Security and Privacy

Privacy isn't an afterthought here-it’s baked into the core. Leaving a home assistant open to eavesdropping is simply not an option, which is why the entire voice streaming pipeline is end-to-end encrypted. All traffic between your local controller and the model runs over a secure WSS/TLS channel, authenticated via a unique device key that also serves as your hardware identifier. From your user dashboard, you have total control to instantly revoke or suspend any key (and by extension, the device itself).

The local voice-assistant agent operates in a strict "privacy-first" sandbox. It doesn't snoop around your local network or harvest metadata. Outbound traffic is locked down to exactly two endpoints (voice-assistant.io and pr.voice-assistant.io). This makes it trivially easy to isolate the device behind a strict firewall and whitelist only what's absolutely necessary.

The Elephant in the Room: Proxy Dependency

It’s no secret that this is a sore subject for the self-hosted crowd. Yes, there is a reliance on a central proxy, but realistically, it’s no different than relying directly on the Google Live API. We live in an AI-driven world, and right now, the heavy lifting still happens in the cloud.

Under the Hood: What the proxy actually does

Terminates WSS connections: Handles the secure WebSocket feed from your hardware.
Validates auth: Checks your device key against the dashboard registry.
Decompresses audio: This is the proxy's primary reason for existing—squashing bandwidth down to a lean 70–80 kbps.
Routes payloads: Proxies the audio stream alongside service messages and function calls. Crucially, your actual command payloads aren't sent to the model—only the function names, parameters, and descriptions make the round trip.
Tracks tokens: Keeps a real-time tally to ensure you don't blow past your budget limits.
Runs local VAD: Uses a lightweight Microsoft AI model for Voice Activity Detection before hitting the LLM. Dropping dead silence and background mic noise saves a massive amount of tokens and drastically cuts your running costs.
Resamples audio: The LLM expects 16 kHz input but spits out 24 kHz output. The proxy normalizes both streams to 16 kHz, taking the processing load off your local microcontroller.
Masks your identity: Routes all requests through a single master account, acting as a privacy shield between you and Google.

What the proxy DOESN'T do

No logging: It does not record or transcribe your voice prompts or AI responses. This isn't implemented and never will be.
No third-party sharing: Your data stays yours.
No tracking: Zero sneaky fingerprinting, telemetry harvesting, or "phoning home."
No payment data storage: We don't ask for your phone number or hoard credit card info. Billing is handled securely off-site via Stripe.
No surprise charges: We don't auto-charge your card directly.
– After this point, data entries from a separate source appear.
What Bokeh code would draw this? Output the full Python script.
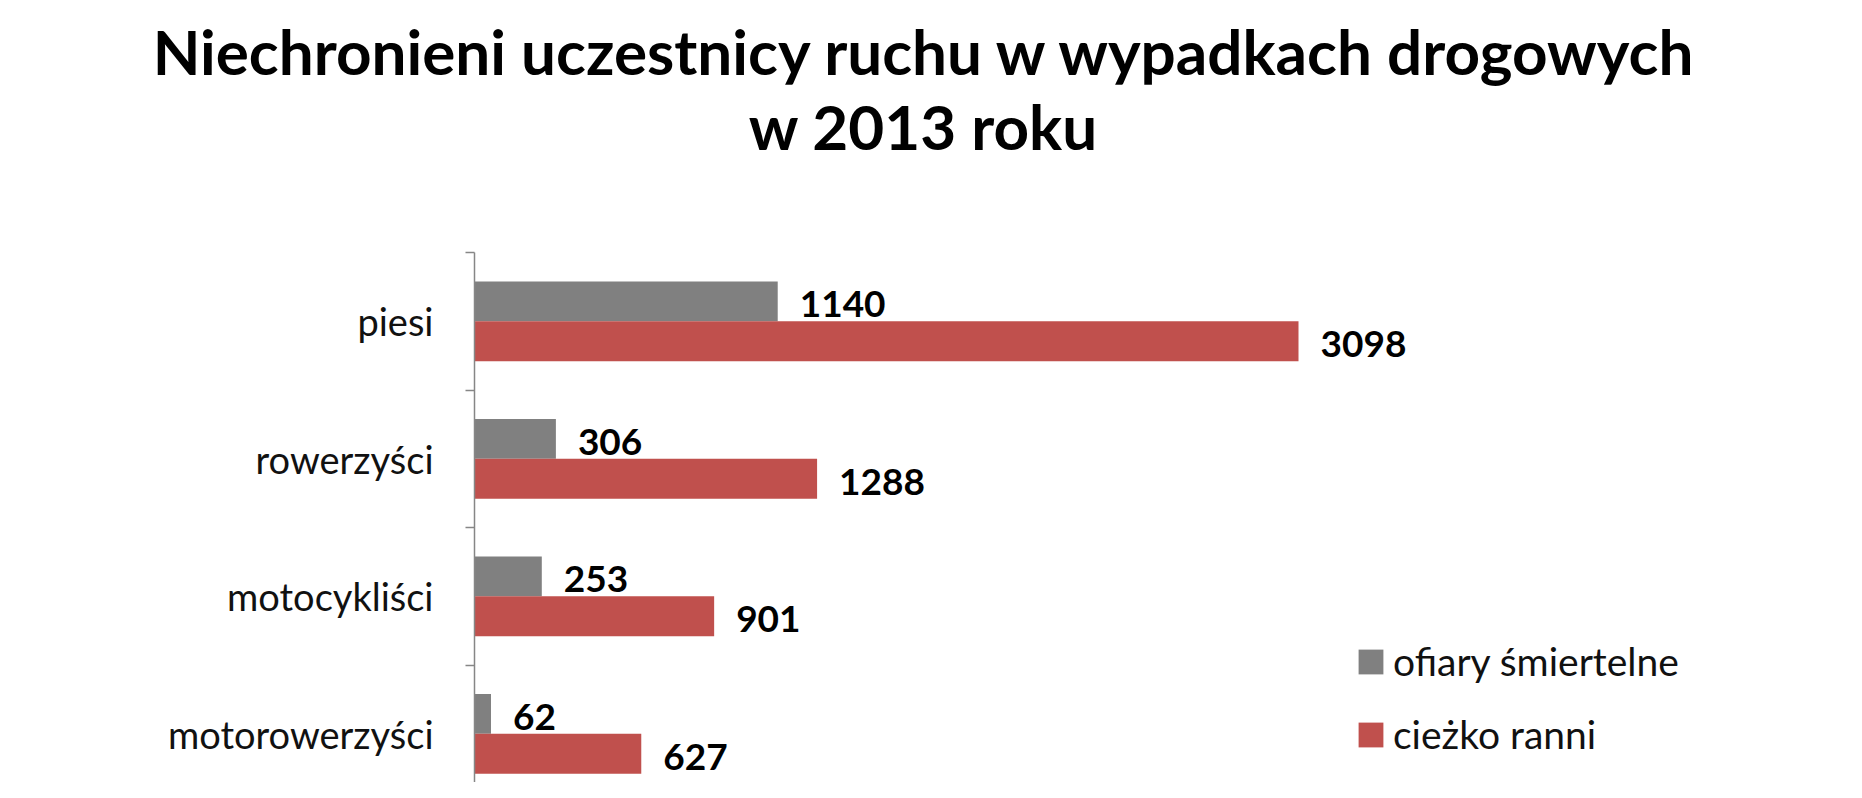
from bokeh.plotting import figure
from bokeh.models import (ColumnDataSource, Range1d, FixedTicker, Legend, LegendItem, Div)
from bokeh.layouts import column
from bokeh.core.properties import value
from bokeh.embed import file_html
from bokeh.resources import INLINE

# ---- data ----
categories = ["piesi", "rowerzyści", "motocykliści", "motorowerzyści"]
ofiary_smiertelne = [1140, 306, 253, 62]
ciezko_ranni = [3098, 1288, 901, 627]
series_names = ["ofiary śmiertelne", "cieżko ranni"]
title_lines = ["Niechronieni uczestnicy ruchu w wypadkach drogowych", "w 2013 roku"]

# ---- style ----
GRAY = "#808080"
RED = "#C0504D"
FONT = "Lato"
BAND_PX = 137.5
BAR_H = 0.29

W = 1846
DIV_H = 200
PLOT_H = 582
TOP = 52
LEFT = 474
frame_h = PLOT_H - TOP
y_start = frame_h / BAND_PX
frame_w = W - LEFT
x_end = frame_w / 0.26598

centers = [i + 0.5 for i in range(len(categories))]
src_g = ColumnDataSource(dict(y=[c - BAR_H / 2 for c in centers], v=ofiary_smiertelne,
                              t=[str(v) for v in ofiary_smiertelne]))
src_r = ColumnDataSource(dict(y=[c + BAR_H / 2 for c in centers], v=ciezko_ranni,
                              t=[str(v) for v in ciezko_ranni]))

p = figure(width=W, height=PLOT_H, output_backend="svg", toolbar_location=None,
           x_range=Range1d(0, x_end), y_range=Range1d(y_start, 0),
           min_border_top=TOP, min_border_left=LEFT, min_border_right=0, min_border_bottom=0,
           x_axis_type=None)
p.outline_line_color = None
p.xgrid.visible = False
p.ygrid.visible = False
p.background_fill_color = "white"

rg = p.hbar(y="y", left=0, right="v", height=BAR_H, source=src_g, fill_color=GRAY, line_color=None)
rr = p.hbar(y="y", left=0, right="v", height=BAR_H, source=src_r, fill_color=RED, line_color=None)

for src in (src_g, src_r):
    p.text(x="v", y="y", text="t", source=src, x_offset=22, y_offset=3,
           text_baseline="middle", text_align="left",
           text_font=value(FONT), text_font_style="bold", text_font_size="37px",
           text_color="black")

ax = p.yaxis[0]
ax.ticker = FixedTicker(ticks=centers, minor_ticks=list(range(len(categories) + 1)))
ax.major_label_overrides = {c: name for c, name in zip(centers, categories)}
ax.major_tick_out = 0
ax.major_tick_in = 0
ax.minor_tick_out = 9
ax.minor_tick_in = 0
ax.minor_tick_line_color = "#868686"
ax.axis_line_color = "#868686"
ax.axis_line_width = 1.5
ax.minor_tick_line_width = 1.5
ax.major_label_standoff = 32
ax.major_label_text_font = FONT
ax.major_label_text_font_size = "38px"
ax.major_label_text_color = "#111111"

legend = Legend(items=[LegendItem(label=series_names[0], renderers=[rg]),
                       LegendItem(label=series_names[1], renderers=[rr])],
                location=(881, 25), orientation="vertical",
                glyph_width=31, glyph_height=31, label_height=44,
                label_standoff=7, spacing=27, padding=0, margin=0,
                border_line_color=None, background_fill_alpha=0,
                label_text_font=FONT, label_text_font_size="39px",
                label_text_color="#111111")
p.add_layout(legend)

title_html = (
    f'<div style="font-family:{FONT};font-weight:bold;font-size:62px;line-height:75px;'
    f'text-align:center;padding-top:14px;color:#000;width:{W}px">'
    + "<br>".join(title_lines) + "</div>"
)
div = Div(text=title_html, width=W, height=DIV_H, margin=(0, 0, 0, 0))

layout = column(div, p, spacing=0)
open("out.html", "w").write(file_html(layout, INLINE))
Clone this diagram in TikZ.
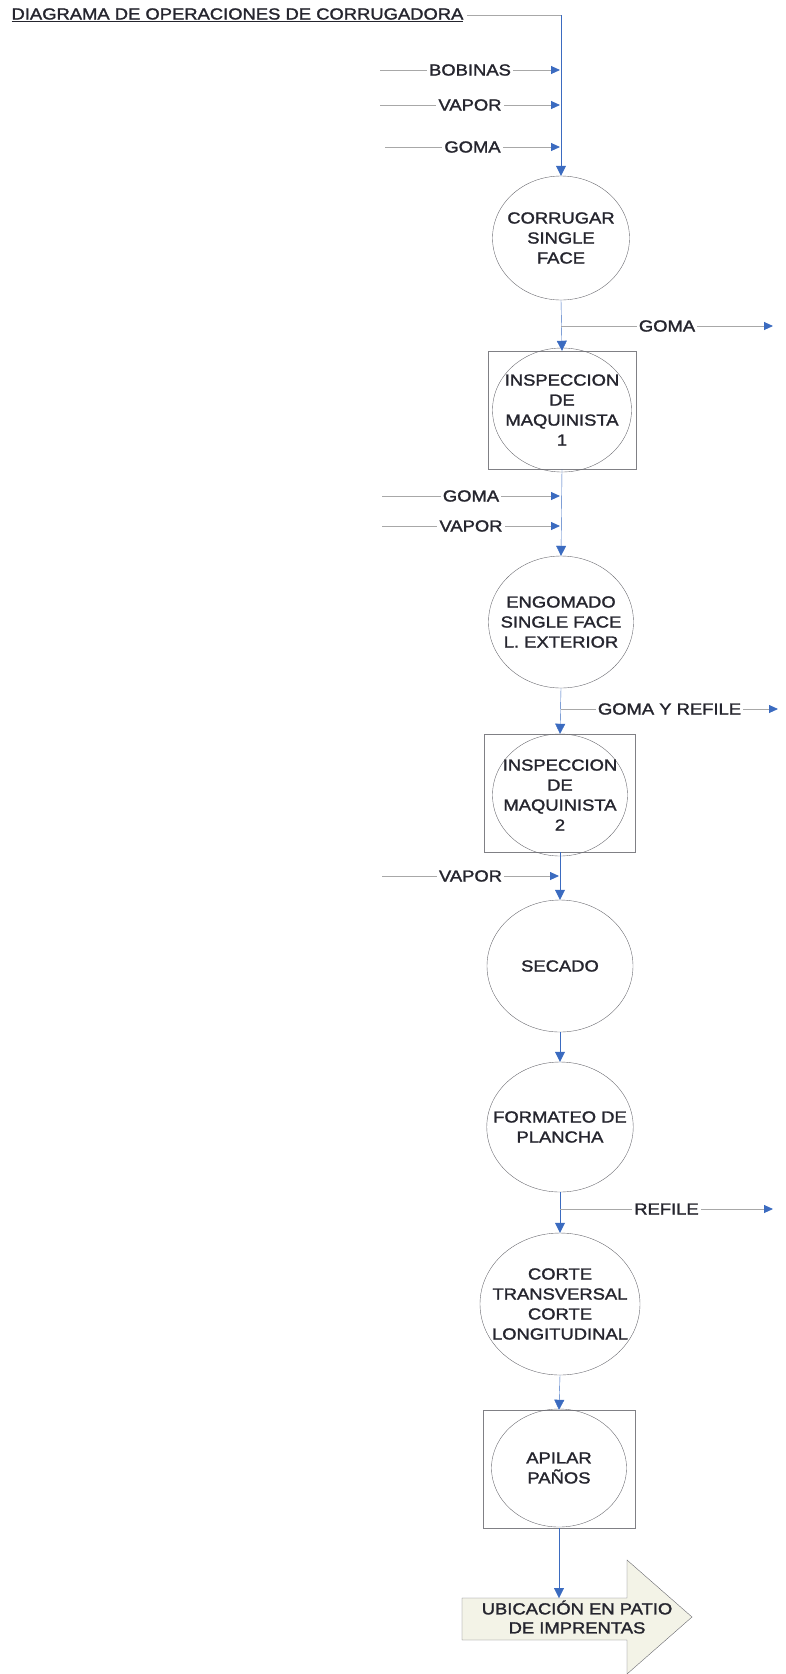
\documentclass[tikz,border=0pt]{standalone}
\usepackage{fontspec}
\setmainfont{Liberation Sans}[FakeStretch=1.15, FakeBold=1.6]
\usetikzlibrary{shapes.geometric, arrows.meta, positioning}
\definecolor{flowblue}{HTML}{3B6BC0}
\definecolor{feedgray}{HTML}{A8A8A8}
\definecolor{inkgray}{HTML}{25252E}
\definecolor{ringgray}{HTML}{6A6A70}
\definecolor{arrowfill}{HTML}{F3F3E7}
\tikzset{
x=1pt, y=-1pt, % one unit is one pixel of the page, y grows downwards
every node/.style={font=\fontsize{16}{20}\selectfont, text=inkgray, align=center},
oper/.style={ellipse, draw=ringgray, minimum width=146pt, minimum height=130pt, inner xsep=-15pt, inner ysep=0pt}, % operation circle
inspbox/.style={rectangle, draw=ringgray!85, minimum width=151pt, minimum height=118pt}, % inspection frame
flow/.style={flowblue, -{Triangle[length=10pt, width=10pt]}}, % main line
feed/.style={feedgray, line width=0.9pt}, % thin side lines
feedin/.style={feed, -{Triangle[length=9pt, width=8pt, color=flowblue]}},
tag/.style={fill=white, inner sep=2pt}, % text sitting on a side line
}
\begin{document}
\begin{tikzpicture}
    \useasboundingbox (0,0) rectangle (786,1674);

    \node[anchor=west] (title) at (8,15) {\underline{DIAGRAMA DE OPERACIONES DE CORRUGADORA}};
    \coordinate (corner) at (561,15);

    % inputs to the single face
    \coordinate (bob0) at (380,70);  \coordinate (bob1) at (560,70);
    \coordinate (vap0) at (380,105); \coordinate (vap1) at (560,105);
    \coordinate (gom0) at (385,147); \coordinate (gom1) at (560,147);

    \node[oper, minimum width=137pt, minimum height=124pt] (corr) at (561,238) {CORRUGAR\\SINGLE\\FACE};
    \node[inspbox, minimum width=148pt] (insp1) at (562,410) {};
    \node[oper, minimum width=139pt, minimum height=124pt] (insp1c) at (562,410) {INSPECCION\\DE\\MAQUINISTA\\1};
    \node[oper, minimum width=145pt, minimum height=132pt] (engo) at (561,622) {ENGOMADO\\SINGLE FACE\\L. EXTERIOR};
    \node[inspbox] (insp2) at (560,793) {};
    \node[oper, minimum width=135pt, minimum height=122pt] (insp2c) at (560,795) {INSPECCION\\DE\\MAQUINISTA\\2};
    \node[oper, minimum height=132pt] (sec) at (560,966) {SECADO};
    \node[oper] (form) at (560,1127) {FORMATEO DE\\PLANCHA};
    \node[oper, minimum width=160pt, minimum height=142pt] (corte) at (560,1304) {CORTE\\TRANSVERSAL\\CORTE\\LONGITUDINAL};
    \node[inspbox, minimum width=152pt] (apil) at (559,1469) {};
    \node[oper, minimum width=135pt, minimum height=118pt] (apilc) at (559,1468) {APILAR\\PAÑOS};

    % inputs and outputs along the line
    \coordinate (out1a) at (561,326);  \coordinate (out1b) at (773,326);
    \coordinate (gom2a) at (382,496);  \coordinate (gom2b) at (560,496);
    \coordinate (vap2a) at (382,526);  \coordinate (vap2b) at (560,526);
    \coordinate (out2a) at (561,709);  \coordinate (out2b) at (778,709);
    \coordinate (vap3a) at (382,876);  \coordinate (vap3b) at (559,876);
    \coordinate (out3a) at (560,1209); \coordinate (out3b) at (773,1209);
    \coordinate (dest) at (559,1598);

    % final destination arrow
    \draw[ringgray, fill=arrowfill] (462,1598) -- (627,1598) -- (627,1560) -- (692,1617)
        -- (627,1674) -- (627,1640) -- (462,1640) -- cycle;
    \node[font=\fontsize{16}{19}\selectfont] (ubic) at (577,1617) {UBICACIÓN EN PATIO\\DE IMPRENTAS};

    \draw[feed] (title.east) -- (corner);
    \draw[flow] (corner) -- (corr.north);
    \draw[flow] (corr.south) -- (insp1.north);
    \draw[flow] (insp1.south) -- (engo.north);
    \draw[flow] (engo.south) -- (insp2.north);
    \draw[flow] (insp2.south) -- (sec.north);
    \draw[flow] (sec.south) -- (form.north);
    \draw[flow] (form.south) -- (corte.north);
    \draw[flow] (corte.south) -- (apil.north);
    \draw[flow] (apil.south) -- (dest);

    \draw[feedin] (bob0) -- node[tag] (bobinas) {BOBINAS} (bob1);
    \draw[feedin] (vap0) -- node[tag] (vapor1) {VAPOR} (vap1);
    \draw[feedin] (gom0) -- node[tag] (goma1) {GOMA} (gom1);
    \draw[feedin] (out1a) -- node[tag] (goma2) {GOMA} (out1b);
    \draw[feedin] (gom2a) -- node[tag] (goma3) {GOMA} (gom2b);
    \draw[feedin] (vap2a) -- node[tag] (vapor2) {VAPOR} (vap2b);
    \draw[feedin] (out2a) -- node[tag] (gomarefile) {GOMA Y REFILE} (out2b);
    \draw[feedin] (vap3a) -- node[tag] (vapor3) {VAPOR} (vap3b);
    \draw[feedin] (out3a) -- node[tag] (refile) {REFILE} (out3b);
\end{tikzpicture}
\end{document}
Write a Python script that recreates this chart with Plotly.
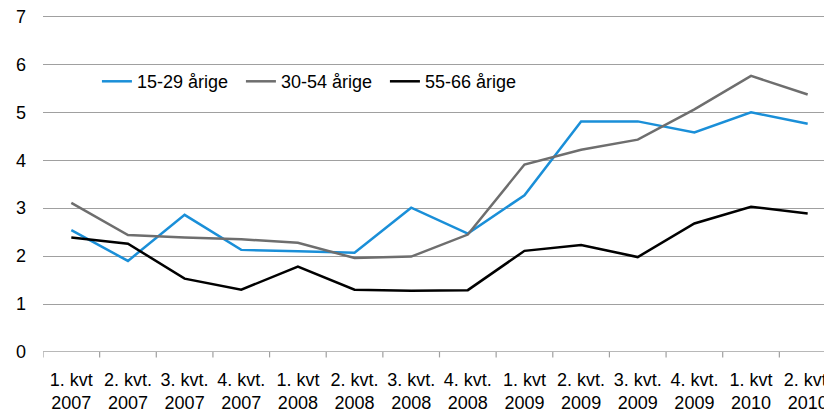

You manage a prepaid balance. While slightly more manual, it guarantees absolute peace of mind—we hold zero billing data to compromise. (You can, however, check a box to let your subscription auto-renew directly from those pre-paid funds).

Frequently Asked Questions

Is it possible to wipe all traces of my activity from your system? Yes. Delete your account, and your data goes with it. All of it. No soft-deletes.

Can I run this without going through the proxy? Yep. DEV mode lets you connect directly to the model's API. You still use the dashboard editor to tweak your functionSet for now, but I’m actively working on a way to let you host your functionSet locally and cut the cord from the proxy entirely. Keep in mind: going proxy-free means losing audio compression, pre-model VAD, and token protection. But for local debugging, it’s highly viable.

Can I get access to the voice-assistant source code? That’s a tough one, and I don’t have a definitive answer just yet. I haven't made a final call on the licensing model because I want to protect the project from low-effort cloning right out of the gate. That being said, I’m very open to collaborating with serious contributors—feel free to reach out.